Habiburokhman menambahkan, berdasarkan penjelasan DJKI, mekanisme pembayaran royalti melalui LMK sudah jelas. Pihak yang bertanggung jawab membayar adalah penyelenggara acara atau event organizer, bukan penyanyi atau musisi.
Komisi III DPR RI, merespon kontroversi ini, meminta Badan Pengawas Mahkamah Agung (Bawas MA) menyelidiki dugaan pelanggaran etik hakim yang menangani kasus Agnez Mo di Pengadilan Niaga Jakarta Pusat. Putusan pengadilan dianggap tidak sesuai dengan ketentuan UU Hak Cipta terkait tanggung jawab pembayaran royalti.
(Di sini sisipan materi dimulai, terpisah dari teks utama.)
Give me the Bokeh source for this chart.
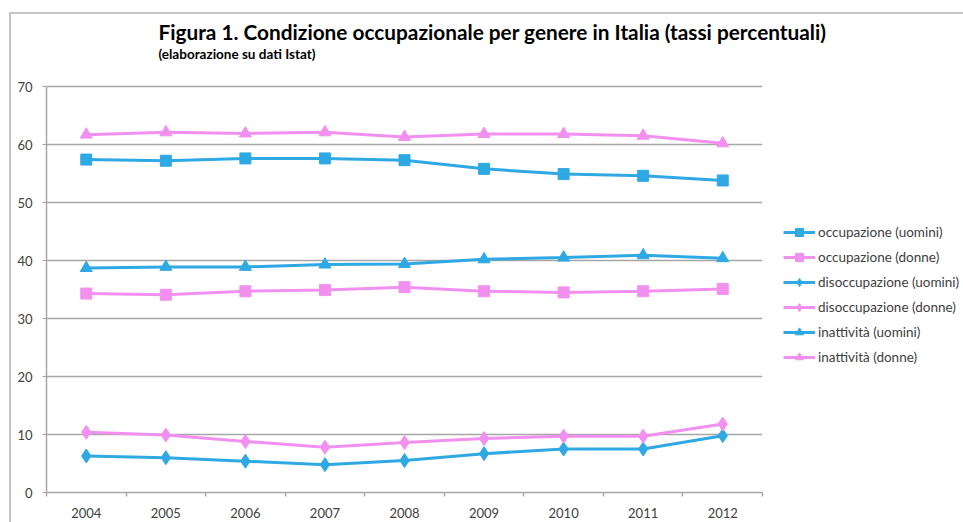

Tuntutan Evaluasi dan Transparansi Sistem Royalti
Kasus Agnez Mo telah memicu desakan evaluasi atas sistem pembayaran royalti dan transparansi pengelolaannya. Komisi III DPR RI berharap Bawas MA segera menindaklanjuti laporan dugaan pelanggaran etik hakim terkait kasus ini.
Permintaan evaluasi ini juga menuntut kejelasan dan penegasan aturan agar tidak terjadi lagi kesalahpahaman mengenai tanggung jawab pembayaran royalti di masa depan. Transparansi pengelolaan royalti juga menjadi sorotan agar hak cipta para musisi terlindungi dengan baik.
Kejadian ini menjadi momentum penting untuk memperjelas implementasi UU Hak Cipta dan memastikan perlindungan hak cipta bagi para musisi Indonesia. Harapannya, sistem yang lebih transparan dan efektif dapat diimplementasikan untuk menghindari kasus serupa di kemudian hari.